Using computer calculations aided by mean-field analysis, we show here how photon blockade breaks down as the photon flux illuminating the cavity is increased. Photon blockade is not absolute, but it breaks because of a quantum phase transition in zero dimensions far away from thermal equilibrium. Our analysis unifies the reported transition under blockade conditions with optical instabilities observed with nonlinear dielectrics in the 1980s, where the light quantum plays no essential role. We investigate how the mean photon number in the resonator changes with input photon flux and find that mean-field theory and a quantum analysis agree more closely for higher input flux.

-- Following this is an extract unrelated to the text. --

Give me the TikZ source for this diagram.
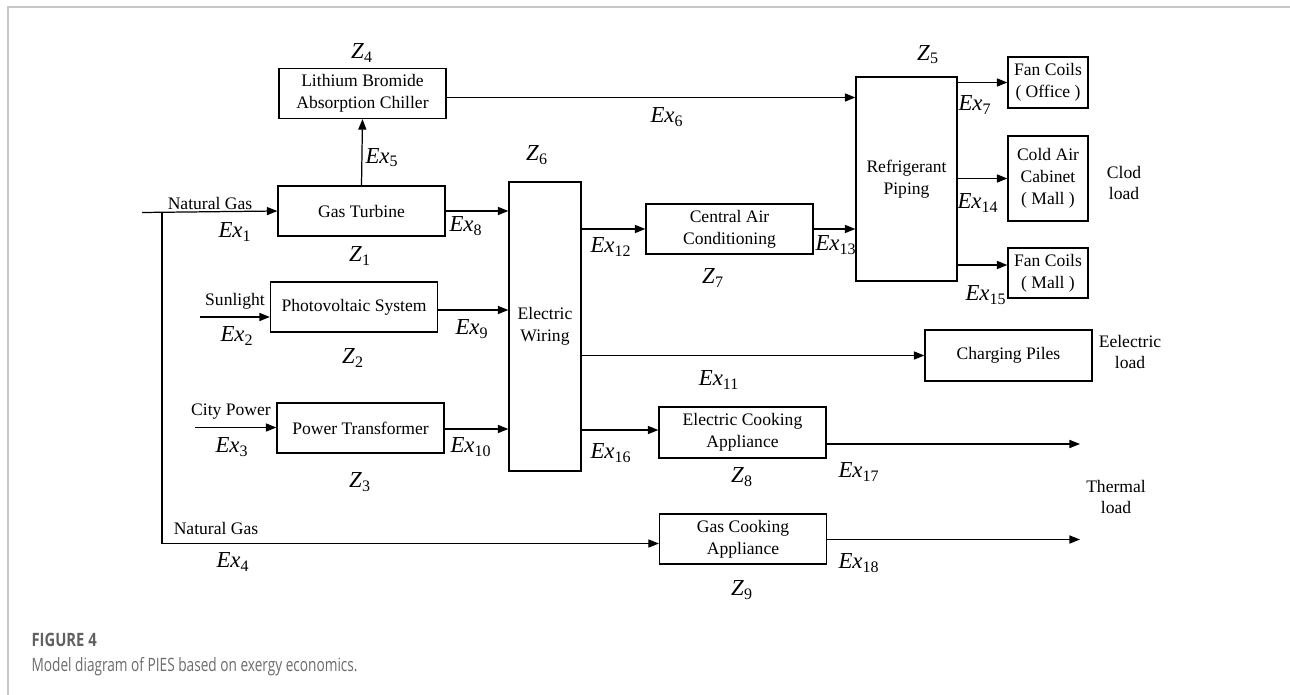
\documentclass[tikz,border=0pt]{standalone}
\usepackage{fontspec}
\setmainfont{Liberation Serif}
\newfontfamily\capfont{Open Sans}
\usetikzlibrary{arrows.meta}
\newcommand{\Ex}[1]{\textit{Ex}\textsubscript{#1}}
\newcommand{\Zc}[1]{\textit{Z}\textsubscript{#1}}
\begin{document}
\begin{tikzpicture}[x=0.02cm,y=-0.02cm,line width=0.7pt,
    >={Triangle[length=6pt,width=4.6pt]},
    box/.style={draw,align=center,minimum width=3.34cm,minimum height=1cm,inner sep=1pt,font=\fontsize{10}{12.5}\selectfont},
    lbl/.style={font=\fontsize{13}{15}\selectfont,inner sep=0pt},
    txt/.style={align=center,font=\fontsize{10}{12.5}\selectfont,inner sep=0pt}]
\useasboundingbox (0,0) rectangle (1290,695);
\draw[line width=0.8pt,color=black!22] (8,695) -- (8,7) -- (1290,7);
% blocks
\node[box] (libr) at (362.5,93.5) {Lithium Bromide\\Absorption Chiller};
\node[box] (gt) at (361.5,211) {Gas Turbine};
\node[box] (pv) at (354,307) {Photovoltaic System};
\node[box] (pt) at (360.5,428) {Power Transformer};
\node[box,minimum width=1.44cm,minimum height=5.78cm] (wire) at (545,326.5) {Electric\\Wiring};
\node[box] (cac) at (729.5,229) {Central Air\\Conditioning};
\node[box,minimum width=2.02cm,minimum height=4.08cm] (pipe) at (906.5,179) {Refrigerant\\Piping};
\node[box,minimum width=1.6cm,minimum height=1.02cm] (fco) at (1048,82.5) {Fan Coils\\( Office )};
\node[box,minimum width=1.6cm,minimum height=1.7cm] (cab) at (1048,178.5) {Cold Air\\Cabinet\\( Mall )};
\node[box,minimum width=1.6cm] (fcm) at (1048,273) {Fan Coils\\( Mall )};
\node[box,minimum height=1.02cm] (chg) at (1008.5,355.5) {Charging Piles};
\node[box,minimum height=1.02cm] (ecook) at (742.5,432.5) {Electric Cooking\\Appliance};
\node[box] (gcook) at (743,539) {Gas Cooking\\Appliance};
% free ends
\coordinate (ng) at (142,212.5);
\coordinate (split) at (162,212.5);
\coordinate (corner) at (162,543.5);
\coordinate (sun) at (200,317);
\coordinate (city) at (195,427.5);
\coordinate (heat1) at (1080,444);
\coordinate (heat2) at (1080,539.5);
% flows
\draw[->] (ng) -- (gt.west);
\draw (split) -- (corner);
\draw[->] (corner) -- (corner -| gcook.west);
\draw[->] (gt.north) -- (libr.south);
\draw[->] (libr.east |- 0,97.5) -- (pipe.west |- 0,97.5);
\draw[->] (gt.east) -- (gt.east -| wire.west);
\draw[->] (sun) -- (sun -| pv.west);
\draw[->] (pv.east |- 0,310) -- (wire.west |- 0,310);
\draw[->] (city) -- (city -| pt.west);
\draw[->] (pt.east |- 0,429) -- (wire.west |- 0,429);
\draw[->] (wire.east |- cac.west) -- (cac.west);
\draw[->] (cac.east) -- (cac.east -| pipe.west);
\draw[->] (pipe.east |- fco.west) -- (fco.west);
\draw[->] (pipe.east |- cab.west) -- (cab.west);
\draw[->] (pipe.east |- 0,265) -- (fcm.west |- 0,265);
\draw[->] (wire.east |- chg.west) -- (chg.west);
\draw[->] (wire.east |- 0,430) -- (ecook.west |- 0,430);
\draw[->] (ecook.east |- heat1) -- (heat1);
\draw[->] (gcook.east |- heat2) -- (heat2);
% labels
\node[lbl] at (362,53) {\Zc{4}};
\node[lbl] at (382,158) {\Ex{5}};
\node[txt] at (210,203) {Natural Gas};
\node[lbl] at (235,232) {\Ex{1}};
\node[lbl] at (360,256) {\Zc{1}};
\node[lbl] at (466,226) {\Ex{8}};
\node[txt] at (235,301) {Sunlight};
\node[lbl] at (237,336) {\Ex{2}};
\node[lbl] at (472,329) {\Ex{9}};
\node[lbl] at (353,358) {\Zc{2}};
\node[txt] at (231,412) {City Power};
\node[lbl] at (232,447) {\Ex{3}};
\node[lbl] at (471,447) {\Ex{10}};
\node[lbl] at (360,482) {\Zc{3}};
\node[txt] at (216,528) {Natural Gas};
\node[lbl] at (233,562) {\Ex{4}};
\node[lbl] at (667,117) {\Ex{6}};
\node[lbl] at (537,155) {\Zc{6}};
\node[lbl] at (611,247) {\Ex{12}};
\node[lbl] at (713,278) {\Zc{7}};
\node[lbl] at (836,245) {\Ex{13}};
\node[lbl] at (928,55) {\Zc{5}};
\node[lbl] at (975,105) {\Ex{7}};
\node[lbl] at (978,203) {\Ex{14}};
\node[lbl] at (986,295) {\Ex{15}};
\node[txt] at (1124,183) {Clod\\load};
\node[lbl] at (719,380) {\Ex{11}};
\node[txt] at (1130,352) {Eelectric\\load};
\node[lbl] at (611,453) {\Ex{16}};
\node[lbl] at (859,472) {\Ex{17}};
\node[lbl] at (742,477) {\Zc{8}};
\node[lbl] at (859,563) {\Ex{18}};
\node[lbl] at (742,590) {\Zc{9}};
\node[txt] at (1116,497) {Thermal\\load};
% caption
\node[anchor=west,inner sep=0pt,font=\capfont\bfseries\fontsize{10.5}{12}\selectfont,color=black!62] (fig) at (31,640) {\scalebox{0.8}[1]{FIGURE 4}};
\node[anchor=west,inner sep=0pt,font=\capfont\fontsize{10.5}{12}\selectfont,color=black!58] (cap) at (31,667) {\scalebox{0.74}[1]{Model diagram of PIES based on exergy economics.}};
\end{tikzpicture}
\end{document}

Our results provide important background for ongoing studies of quantum phase transitions in photonic cavity arrays and may motivate experimental verification of the breakdown of photon blockade.

Figure 1

Mean photon number in the steady state as a function of drive detuning $\mathrm{\Delta }\omega /\kappa$ and amplitude $\mathcal{E}/\kappa$ for a dipole-coupling strength $g/\kappa =50$. The white dot in the uppermost panel locates the critical point at $\mathrm{\Delta }\omega /\kappa =0$ and $\mathcal{E}/\kappa =25$. Each panel on the left shows contours of the surface plot on the right.

Figure 2

(a) Region of drive-detuning-amplitude plane within which the steady-state $Q$ function corresponding to Fig. 1 is bimodal. Contours of $r=1-|h_1-h_2|/(h_1+h_2)$ are shown, with $h_1$ and $h_2$ the peak heights. Red lines outline the region of bistability according to Eqs. (10)–(12), e.g., as in Fig. 4. (b)–(e) Sample $Q$ functions plotted, respectively, for $(\mathcal{E}/\kappa ,\mathrm{\Delta }\omega /\kappa )=(10,16)$; (18,1.1); (25,0); (30,0).

Figure 3

(a) Mean photon number in steady state versus drive detuning $\mathrm{\Delta }\omega /\kappa$ for drive amplitude $\mathcal{E}/\kappa =18$ (red squares). Additional curves show the time evolution to the steady state for $\mathrm{\Delta }\omega /\kappa =\pm 1.1$ (blue triangles and blue circles) and $\mathrm{\Delta }\omega /\kappa =\pm 2.95$ (green triangles and green circles); the time axis appears at the top of the graph. (b) Surface plot and contours of the steady-state $Q$ function for $\mathrm{\Delta }\omega /\kappa =+1.1$; peak heights are $h_1=0.12$ (left peak) and $h_2=0.14$ (right peak).

Figure 4

Mean-field photon number $|\alpha {|}^2$ (red and blue curves), compared with the photon-number mean, including quantum fluctuations (gray), for a dipole-coupling strength $g/\kappa =50$ and drive amplitudes (a) $\mathcal{E}/\kappa =1$ (red and blue) and 1,5,8 (gray, lower to upper), (b) $\mathcal{E}/\kappa =12$, and (c) $\mathcal{E}/\kappa =30$. Steady states plotted as solid red (blue) curves are stable (unstable); those plotted as dashed red curves—running close to $|\alpha {|}^2=0$ in (a) and (b)—have $\zeta >0$ and are unstable.

Figure 5

Sample quantum trajectories show dynamical symmetry breaking as the drive detuning $\mathrm{\Delta }\omega /\kappa$ is scanned. Time-dependent photon-number expectations are superposed on the plot of Fig. 4, for scan times (one direction) of (a) $\kappa T=6\times {10}^2$ and (b) $\kappa T=6\times {10}^4$. Yellow (green) curves plot the scan from left to right (right to left).

Figure 6

(a) Mean photon number in the steady state versus detuning $\mathrm{\Delta }\omega /\kappa$ for drive amplitude $\mathcal{E}/\kappa =18$ in Fig. 1 and spontaneous emission rate $\gamma /\kappa =0$ (orange), 0.1 (cyan), and 1 (green). Additional curves (blue triangles) show the time evolution to steady state (blue circles) for $\mathrm{\Delta }\omega /\kappa =\pm 2.0$; the time axis appears at the top of the graph. (b) Surface plot of the steady-state $Q$ function for $\gamma /\kappa =0$ (upper left), 0.1 (upper right), and 1.0 (lower); left peak heights $h_l=0.006,0.14,0.19$; right peak heights $h_r=0.28,0.12,0.02$.

Figure 7

As in Fig. 1 with spontaneous emission at the rate (a) $\gamma /\kappa =0.1$, (b) $\gamma /\kappa =1$, (c) $\gamma /\kappa =10$, (d) $\gamma /\kappa =100$.

Figure 8

As in Fig. 2 with spontaneous emission at the rate (a) $\gamma /\kappa =0.1$, (b) $\gamma /\kappa =1$, (c) $\gamma /\kappa =10$, (d) $\gamma /\kappa =100$. The red lines in (d) outline the bistable region according to the state equation [Eq. (28)].